Le meilleur antidote aux mesquineries de l’époque ? La peinture gargantuesque, géniale, d’Orsten Groom, exposé au musée Paul Valéry de Sète. Indispensable.

La vapeur nacrée d’une brume toute bretonne émousse les appas traditionnels (soleil, insolence de lapis-lazuli de la mer) de Sète, et les hérissements des tombes du cimetière marin, pointant leurs têtes minérales au-dessus du mur qui le sépare du musée Paul Valéry, dressent un décor ad hoc à ma conversation zigzagante, grave et capricieuse à la fois, avec Orsten Groom, au cours du déjeuner qui précède la visite. 

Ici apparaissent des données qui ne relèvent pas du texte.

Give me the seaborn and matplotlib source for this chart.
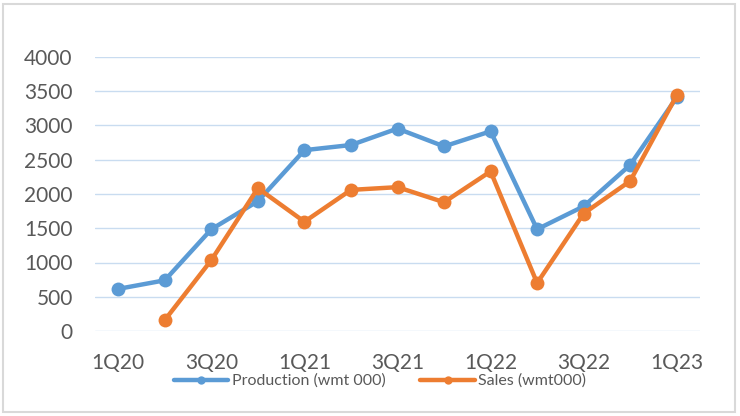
import numpy as np
import pandas as pd
import matplotlib
matplotlib.use("Agg")
import matplotlib.pyplot as plt
from matplotlib.patches import Rectangle
from matplotlib.lines import Line2D
import seaborn as sns

quarters = ["1Q20", "2Q20", "3Q20", "4Q20", "1Q21", "2Q21", "3Q21",
            "4Q21", "1Q22", "2Q22", "3Q22", "4Q22", "1Q23"]
production = [615, 740, 1485, 1895, 2640, 2715, 2955, 2695, 2915, 1485, 1820, 2425, 3410]
sales = [np.nan, 160, 1035, 2085, 1595, 2060, 2100, 1880, 2330, 700, 1715, 2190, 3440]
series_names = ["Production (wmt 000)", "Sales (wmt000)"]
colors = ["#5B9BD5", "#ED7D31"]

df = pd.concat([
    pd.DataFrame({"pos": np.arange(len(quarters)), "value": production, "series": series_names[0]}),
    pd.DataFrame({"pos": np.arange(len(quarters)), "value": sales, "series": series_names[1]}),
]).dropna()

sns.set_theme(style="white")
plt.rcParams["font.family"] = ["Lato", "DejaVu Sans"]

fig = plt.figure(figsize=(7.4, 4.16), dpi=100)
ax = fig.add_axes([95 / 740, 1 - 331 / 416, 605 / 740, 274 / 416])

sns.lineplot(data=df, x="pos", y="value", hue="series", hue_order=series_names,
             palette=colors, marker="o", markersize=10, markeredgewidth=0,
             linewidth=3.2, sort=False, ax=ax, legend=False)

ax.set_xlim(-0.5, len(quarters) - 0.5)
ax.set_ylim(0, 4000)
ax.set_yticks(range(0, 4001, 500))
ax.set_xticks(range(0, len(quarters), 2))
ax.set_xticklabels(quarters[::2])
ax.tick_params(axis="both", length=0, labelsize=15, colors="#595959")
ax.tick_params(axis="y", pad=16)
ax.tick_params(axis="x", pad=16)
ax.set_xlabel("")
ax.set_ylabel("")
ax.yaxis.grid(True, color="#C9DCF0", linewidth=1)
ax.set_axisbelow(True)
for s in ax.spines.values():
    s.set_visible(False)

handles = [Line2D([], [], color=c, linewidth=3.2, marker="o", markersize=6,
                  markeredgewidth=0) for c in colors]
ax.legend(handles, series_names, loc="center", bbox_to_anchor=(380 / 740, 1 - 381 / 416),
          bbox_transform=fig.transFigure, ncol=2, frameon=False, fontsize=11.5,
          handlelength=3.4, handletextpad=0.2, columnspacing=2.2,
          labelcolor="#595959")

fig.patches.append(Rectangle((3 / 740, 4 / 416), 732 / 740, 408 / 416,
                             transform=fig.transFigure, fill=False,
                             edgecolor="#D9D9D9", linewidth=1.5))

fig.savefig("out.png", dpi=100, facecolor="white")
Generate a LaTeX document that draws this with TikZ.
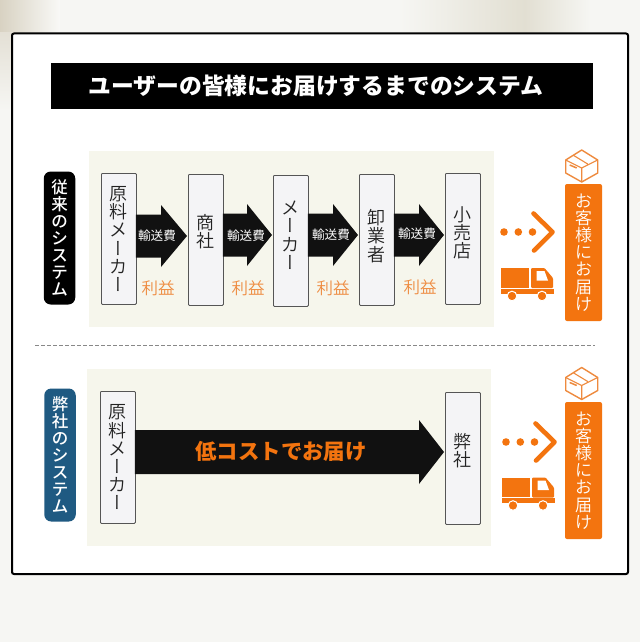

Du fatras (un terme qu’il affectionne) de mes notes accidentées et myopement prises, j’extrais cet échantillon en forme de salve de notre jeu de ricochets verbaux, mentaux et intellectuels : Flaubert, les capacités cognitives du poulpe, le Tsimtsoum de la mystique juive, la surface et la peau, Zappa, Shane McGowan (RIP), prophétie et prophètes, Kafka… Cette parole toute de spontanéité réfléchie, si l’on peut dire, je l’écoute à nouveau dans la rétrospective, alors qu’il passe de tableau en tableau, ses explications tenant de la révélation d’un dessein de peintre. Révélation paradoxale, puisque, si elle s’effectue à la faveur d’une éruption érudite d’associations souterraines (la peinture est pour lui indissociable d’une « enquête », autre vocable qu’il prise), elle énonce une méthode concertée, rigoureuse et opiniâtre, qu’il apparente à celle de l’archéologue : il s’agit de « découvrir à rebours ce que la peinture fait advenir sous mes doigts ». Cette parole, me dis-je, cet éréthisme pourtant calme et lucide des mots, une nosographie spirituelle la rangerait à la rubrique des maladies – mais au sens où l’entendait Novalis : « Nos maladies sont toutes des phénomènes d’une sensibilité accrue qui veut se transformer en forces supérieures. » 

À l’instar de sa peinture et de cette exubérance bouillonnante de fièvre chaude, de ces rouges hurlants d’épanchements sanguins, de cette anarchique réticulation des lignes irriguant les toiles comme des tissus embrasés, ou encore de ces silhouettes de l’histoire de l’art parentes des spectres qu’enfantent les poussées de la température corporelle dans des draps froissés et trempés d’insomniaque sueur. Le corpus agité, martyrisé de cette peinture retrouve-t-il la sagesse des bourreaux qu’est le dolorisme chrétien – la douleur comme accès à la révélation ? Je ne sais pas, et qu’importe ; ce qui compte, c’est que la maladie picturale devient témoignage d’une volonté individuelle qui s’abolit (l’idée d’« illustration autobiographique » fait grimacer Orsten Groom) et se fond dans les « forces supérieures » de Novalis, c’est-à-dire dans… Dans quoi au juste ?

C’est ici qu’Orsten Groom se révèle véritablement peintre, et non penseur-qui-peindrait, tout rompu que fût le penseur à l’exercice brillant de la voltige, tout sincère et grave qu’il fût aussi. Irradiations, poussées des formes hors du fond et résorption concomitante dans ces mêmes fonds, foisonnement et extinction, grossièreté et maîtrise : l’informe hésite et tremble au seuil de la forme – comme un organisme malade sur le point de muter en on ne sait quelle forme de vie supérieure. 

Orsten Groom, Volcan du coma, musée Paul Valéry, Sète, jusqu’au 25 février.